◆ Given records:
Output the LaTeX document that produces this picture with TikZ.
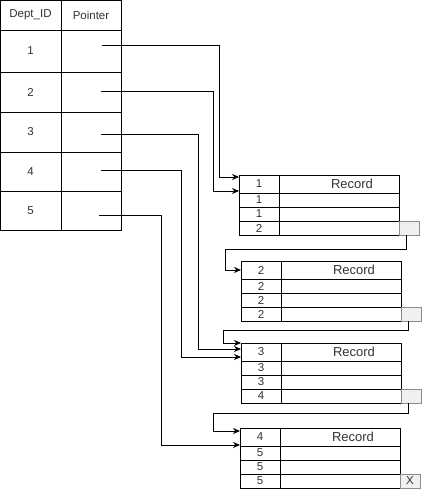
\documentclass[tikz,border=0pt]{standalone}
\usepackage{fontspec}
\setmainfont{Liberation Sans}
\usetikzlibrary{arrows.meta,positioning}

\begin{document}
\begin{tikzpicture}[x=1pt,y=-1pt,line width=0.8pt]
\tikzstyle{every node}+=[inner sep=0pt, outer sep=0pt, text=black!80, font=\fontsize{11.5}{13}\selectfont]
\tikzstyle{idcell}=[draw, minimum width=61pt, anchor=north west]
\tikzstyle{keycell}=[draw, minimum width=40pt, minimum height=14pt]
\tikzstyle{valcell}=[draw, minimum width=120pt, minimum height=14pt]
\tikzstyle{nextbox}=[draw=black!45, fill=black!6, minimum width=20pt, minimum height=14pt]
\tikzstyle{link}=[-{Stealth[length=7pt,width=6pt]}]
\useasboundingbox (0,0) rectangle (422,490);
% index table
\node[idcell, minimum height=30pt] (hid) at (0,0) {Dept\_ID};
\node[idcell, minimum width=60pt, minimum height=30pt] (hptr) at (61,0) {Pointer};
\foreach \i/\t/\h in {1/30/42, 2/72/40, 3/112/40, 4/152/39, 5/191/39} {
	\node[idcell, minimum height=\h pt] (id\i) at (0,\t) {\i};
	\node[idcell, minimum width=60pt, minimum height=\h pt] (ptr\i) at (61,\t) {};
}
\coordinate (p1) at (102,45);
\coordinate (p2) at (101,91);
\coordinate (p3) at (101,134);
\coordinate (p4) at (101,170);
\coordinate (p5) at (99,215);
% record blocks
\foreach \blk/\x/\y/\ka/\kb/\kc/\kd/\gx in {1/239/175/1/1/1/2/{}, 2/241/261/2/2/2/2/{}, 3/241/343/3/3/3/4/{}, 4/240/428/4/5/5/5/X} {
	\node[keycell, minimum height=18pt, anchor=north west] (b\blk k0) at (\x,\y) {\ka};
	\node[valcell, minimum height=18pt, right=0pt of b\blk k0] (b\blk v0) {};
	\node[font=\fontsize{13}{15}\selectfont] (b\blk rec) at ([xshift=13pt]b\blk v0.center) {Record};
	\node[keycell, below=0pt of b\blk k0] (b\blk k1) {\kb};
	\node[valcell, right=0pt of b\blk k1] (b\blk v1) {};
	\node[keycell, below=0pt of b\blk k1] (b\blk k2) {\kc};
	\node[valcell, right=0pt of b\blk k2] (b\blk v2) {};
	\node[keycell, below=0pt of b\blk k2] (b\blk k3) {\kd};
	\node[valcell, right=0pt of b\blk k3] (b\blk v3) {};
	\node[nextbox, right=0pt of b\blk v3] (g\blk) {\gx};
}
% pointers
\draw[link] (p1) -- ++(117,0) |- ([yshift=-2pt]b1k0.north west);
\draw[link] (p2) -- ++(112,0) |- ([yshift=2pt]b1k0.south west);
\draw[link] (p3) -- ++(97,0) |- ([yshift=-6pt]b3k0.north west);
\draw[link] (p4) -- ++(80,0) |- ([yshift=-14pt]b3k0.north west);
\draw[link] (p5) -- ++(62,0) |- ([yshift=1pt]b4k0.south west);
% chain between blocks
\draw[link] ([xshift=-3pt]g1.south) -- ++(0,14) -| ([xshift=-16pt]b2k0.west) -- (b2k0.west);
\draw[link] ([xshift=-3pt]g2.south) -- ++(0,9) -| ([xshift=-18pt]b3k0.north west) -- (b3k0.north west);
\draw[link] ([xshift=-3pt]g3.south) -- ++(0,10) -| ([xshift=-27pt,yshift=-3pt]b4k0.north west) -- ([yshift=-3pt]b4k0.north west);
\end{tikzpicture}
\end{document}
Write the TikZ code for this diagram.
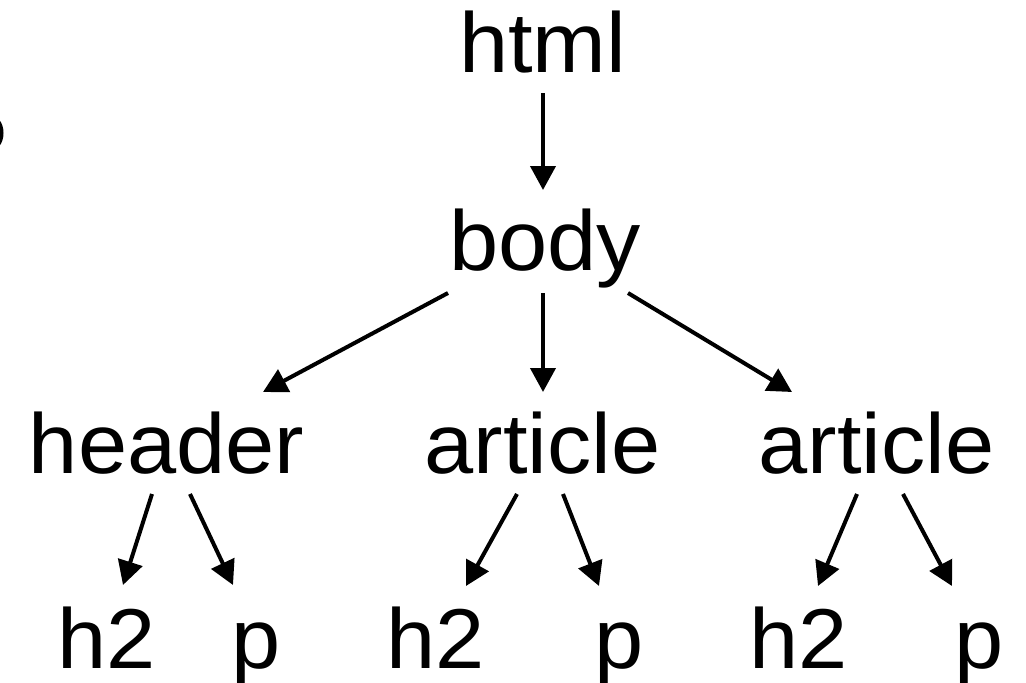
\documentclass[tikz,border=0pt]{standalone}
\usepackage{fontspec}
\setmainfont[FakeStretch=1.04]{Liberation Sans}
\usetikzlibrary{arrows.meta}
\begin{document}
\begin{tikzpicture}[x=1pt, y=-1pt,
  tag/.style={anchor=base, inner sep=0pt, font=\fontsize{85}{100}\selectfont},
  link/.style={line width=4pt, -{Triangle[length=24pt, width=25pt]}}]
  \fill[white] (0,0) rectangle (1026,683);
  \useasboundingbox (0,0) rectangle (1026,683);

  % stroke of a glyph cut off at the left border
  \begin{scope}
    \clip (0,0) rectangle (1026,683);
    \draw[line width=3.5pt] (-2,121) .. controls (3,127) and (3,139) .. (-2,145);
  \end{scope}

  % tree levels
  \node[tag] (html) at (542.5,72) {html};
  \node[tag] (body) at (545,270) {body};
  \node[tag] (header) at (166.5,473) {header};
  \node[tag] (art1) at (542.5,473) {article};
  \node[tag] (art2) at (876.5,473) {article};
  \node[tag] (h2a) at (106.5,668) {h2};
  \node[tag] (pa) at (256.5,668) {p};
  \node[tag] (h2b) at (435.5,668) {h2};
  \node[tag] (pb) at (619.5,668) {p};
  \node[tag] (h2c) at (798.5,668) {h2};
  \node[tag] (pc) at (979.5,668) {p};

  % parent -> child arrows
  \draw[link] ([shift={(0.5,21)}]html.base) -- ([shift={(-2,-80)}]body.base);
  \draw[link] ([shift={(-97,23)}]body.base) -- ([shift={(96.5,-81)}]header.base);
  \draw[link] ([shift={(-2,23)}]body.base) -- ([shift={(0.5,-81)}]art1.base);
  \draw[link] ([shift={(83,23)}]body.base) -- ([shift={(-84.5,-81)}]art2.base);

  \draw[link] ([shift={(-14.5,21)}]header.base) -- ([shift={(16.5,-83)}]h2a.base);
  \draw[link] ([shift={(23.5,21)}]header.base) -- ([shift={(-23.5,-83)}]pa.base);
  \draw[link] ([shift={(-25.5,21)}]art1.base) -- ([shift={(30.5,-82)}]h2b.base);
  \draw[link] ([shift={(20.5,21)}]art1.base) -- ([shift={(-20.5,-82)}]pb.base);
  \draw[link] ([shift={(-19.5,21)}]art2.base) -- ([shift={(19.5,-82)}]h2c.base);
  \draw[link] ([shift={(26.5,21)}]art2.base) -- ([shift={(-27.5,-82)}]pc.base);
\end{tikzpicture}
\end{document}
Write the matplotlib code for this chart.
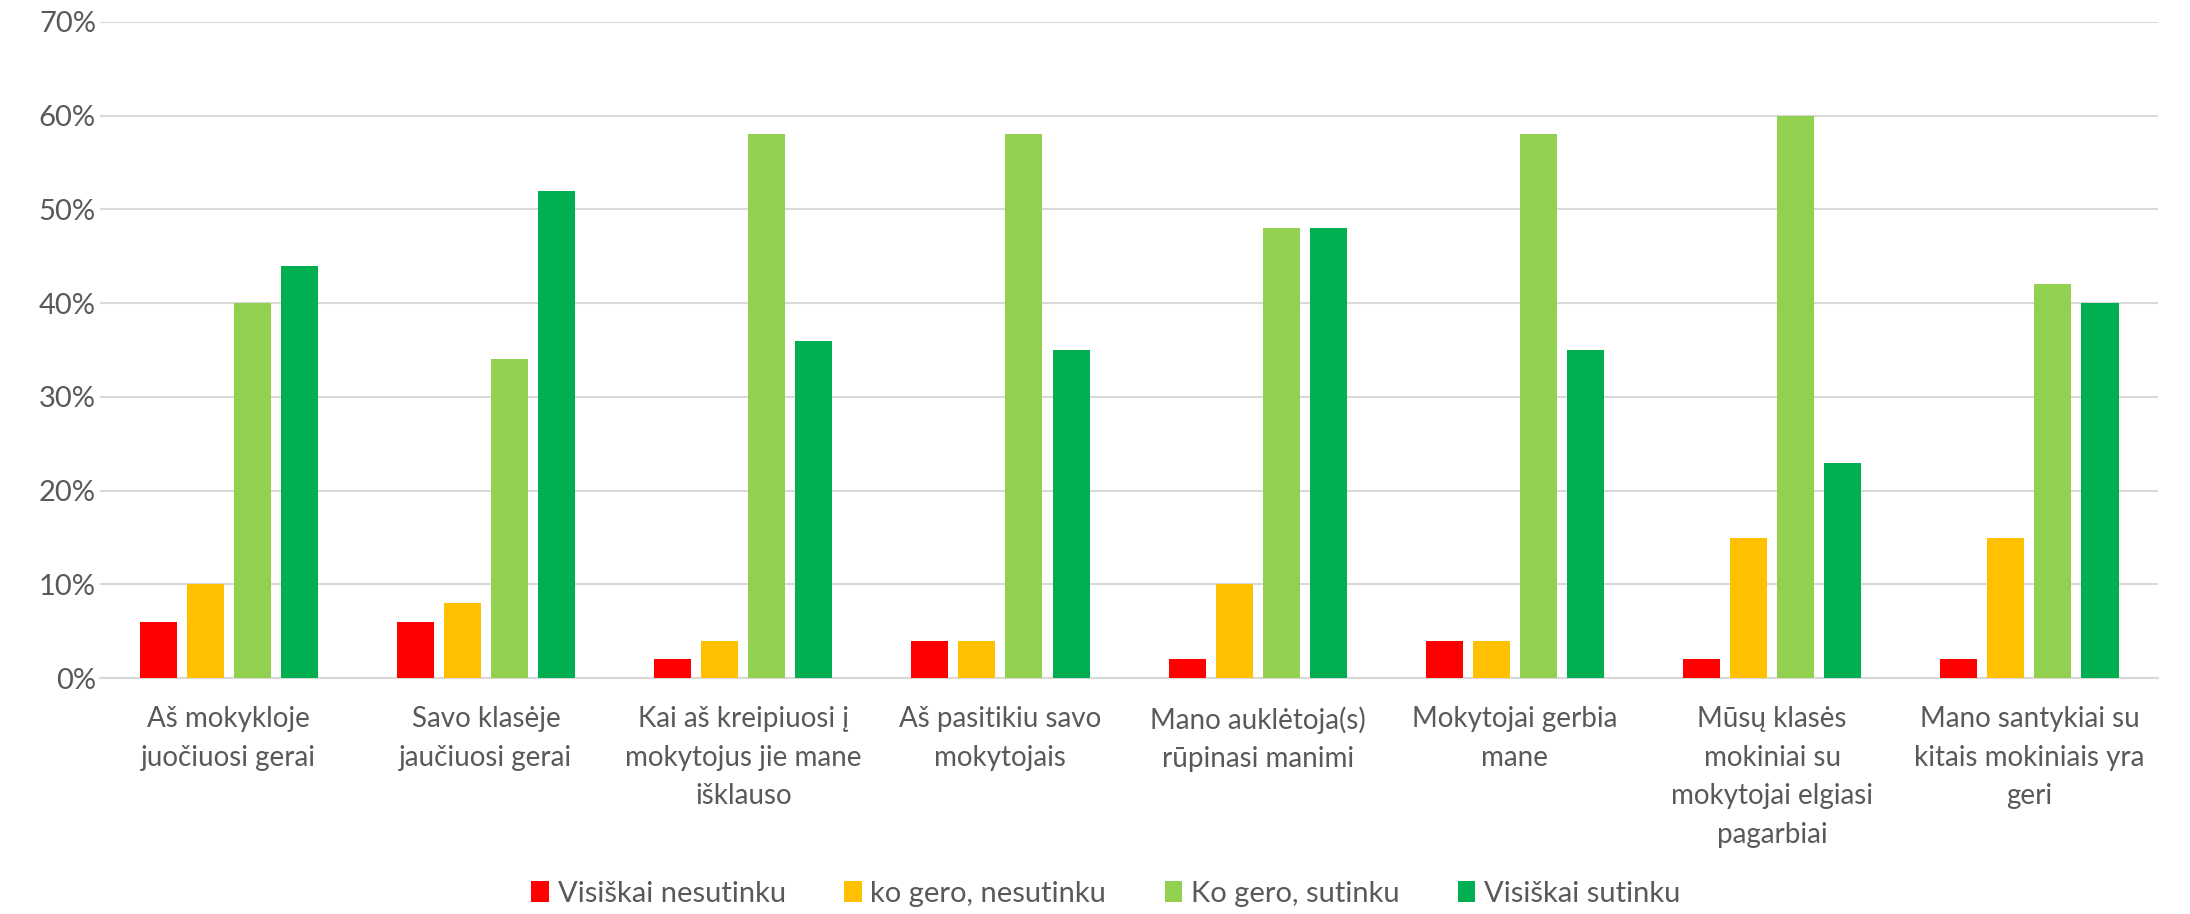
import numpy as np
import matplotlib
matplotlib.use('Agg')
import matplotlib.pyplot as plt
from matplotlib.ticker import PercentFormatter

plt.rcParams['font.family'] = ['Lato', 'DejaVu Sans']

categories = [
    'Aš mokykloje\njuočiuosi gerai',
    'Savo klasėje\njaučiuosi gerai',
    'Kai aš kreipiuosi į\nmokytojus jie mane\nišklauso',
    'Aš pasitikiu savo\nmokytojais',
    'Mano auklėtoja(s)\nrūpinasi manimi',
    'Mokytojai gerbia\nmane',
    'Mūsų klasės\nmokiniai su\nmokytojai elgiasi\npagarbiai',
    'Mano santykiai su\nkitais mokiniais yra\ngeri',
]

series_names = ['Visiškai nesutinku', 'ko gero, nesutinku', 'Ko gero, sutinku', 'Visiškai sutinku']
visiskai_nesutinku = [6, 6, 2, 4, 2, 4, 2, 2]
ko_gero_nesutinku = [10, 8, 4, 4, 10, 4, 15, 15]
ko_gero_sutinku = [40, 34, 58, 58, 48, 58, 60, 42]
visiskai_sutinku = [44, 52, 36, 35, 48, 35, 23, 40]
colors = ['#FF0000', '#FFC000', '#92D050', '#00B050']

TEXT = '#595959'
GRID = '#D9D9D9'

fig = plt.figure(figsize=(21.9, 9.14), dpi=100)
ax = fig.add_axes([0.0457, 0.258, 0.9397, 0.718])

x = np.arange(len(categories))
pitch = 0.183
width = 0.144
all_series = [visiskai_nesutinku, ko_gero_nesutinku, ko_gero_sutinku, visiskai_sutinku]
for i, (vals, name, col) in enumerate(zip(all_series, series_names, colors)):
    ax.bar(x + (i - 1.5) * pitch, vals, width, color=col, label=name, zorder=3)

ax.set_xlim(-0.5, len(categories) - 0.5)
ax.set_ylim(0, 70)
ax.set_yticks(range(0, 71, 10))
ax.yaxis.set_major_formatter(PercentFormatter(decimals=0))
ax.grid(axis='y', color=GRID, linewidth=1.5, zorder=0)
for s in ['top', 'right', 'left']:
    ax.spines[s].set_visible(False)
ax.spines['bottom'].set_color(GRID)
ax.spines['bottom'].set_linewidth(1.5)

ax.set_xticks(x)
ax.set_xticklabels(categories, fontsize=20, color=TEXT, linespacing=1.6)
ax.tick_params(axis='x', length=0, pad=20)
ax.tick_params(axis='y', length=0, pad=3, labelsize=21, labelcolor=TEXT)

leg = fig.legend(loc='center', bbox_to_anchor=(0.505, 0.022), ncol=4, frameon=False,
                 fontsize=21, labelcolor=TEXT, handlelength=0.6, handleheight=0.75,
                 handletextpad=0.3, columnspacing=2.0)

fig.savefig('out.png', dpi=100)
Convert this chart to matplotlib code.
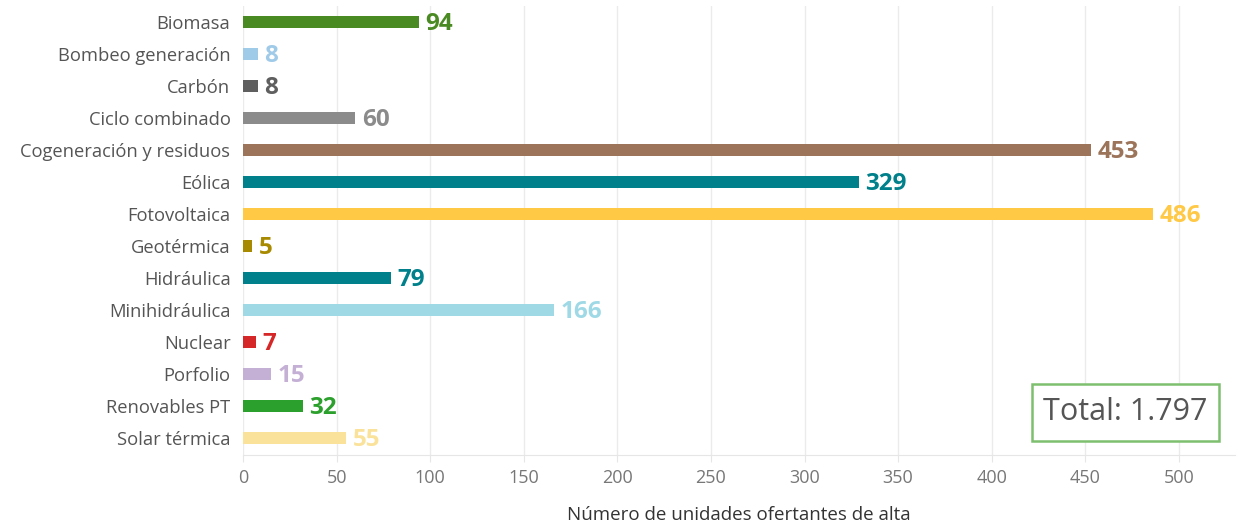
import matplotlib
matplotlib.use("Agg")
import matplotlib.pyplot as plt
from matplotlib.patches import Rectangle

categories = ["Biomasa", "Bombeo generación", "Carbón", "Ciclo combinado",
              "Cogeneración y residuos", "Eólica", "Fotovoltaica", "Geotérmica",
              "Hidráulica", "Minihidráulica", "Nuclear", "Porfolio",
              "Renovables PT", "Solar térmica"]
values = [94, 8, 8, 60, 453, 329, 486, 5, 79, 166, 7, 15, 32, 55]
colors = ["#4a8a22", "#a0cbe8", "#5f5f5f", "#8b8b8b", "#9c7459", "#00808a",
          "#ffc845", "#a88a00", "#00808a", "#9fd9e6", "#d62728", "#c5b0d5",
          "#2ca02c", "#fbe29b"]
xticks = [0, 50, 100, 150, 200, 250, 300, 350, 400, 450, 500]
xlabel = "Número de unidades ofertantes de alta"
total_text = "Total: 1.797"

plt.rcParams['font.family'] = ['Open Sans', 'DejaVu Sans']

fig = plt.figure(figsize=(12.43, 5.30), dpi=100)
ax = fig.add_axes([243/1243, 1-455/530, (1235-243)/1243, (455-6)/530])

ypos = list(range(len(categories)))
ax.barh(ypos, values, height=0.38, color=colors, zorder=3)
for y, v, c in zip(ypos, values, colors):
    ax.text(v + 3.5, y + 0.05, str(v), va='center', ha='left', fontsize=17.5,
            fontweight='bold', color=c, zorder=4)

ax.set_xlim(0, 530)
ax.set_ylim(13.53, -0.5)
ax.set_yticks(ypos)
ax.set_yticklabels(categories, fontsize=13.2, color='#555555')
ax.set_xticks(xticks)
ax.set_xticklabels([str(t) for t in xticks], fontsize=13, color='#777777')
ax.tick_params(axis='y', length=0, pad=9)
ax.tick_params(axis='x', length=5, color='#e6e6e6', pad=5)
ax.grid(axis='x', color='#ebebeb', linewidth=1, zorder=0)
for s in ['top', 'right', 'left']:
    ax.spines[s].set_visible(False)
ax.spines['bottom'].set_color('#e6e6e6')
ax.set_xlabel(xlabel, fontsize=13.5, color='#333333', labelpad=14)

# Total box
fig.patches.append(Rectangle((1032/1243, 1-441/530), (1219-1032)/1243, (441-384)/530,
                             transform=fig.transFigure, fill=True, facecolor='white',
                             edgecolor='#7dbf6e', linewidth=1.8, zorder=5))
fig.text((1032+1219)/2/1243, 1-412.5/530, total_text, ha='center', va='center',
         fontsize=22, color='#555555', zorder=6)

fig.savefig("out.png", dpi=100)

◆ Problem: Write out the lines from the one containing "Convert this chart to matplotlib code." down to the one containing "from matplotlib.patches import Rectangle", both included, exactly as they appear. Leave out any pictures.

◆ Result for this task:
Convert this chart to matplotlib code.
import matplotlib
matplotlib.use("Agg")
import matplotlib.pyplot as plt
from matplotlib.patches import Rectangle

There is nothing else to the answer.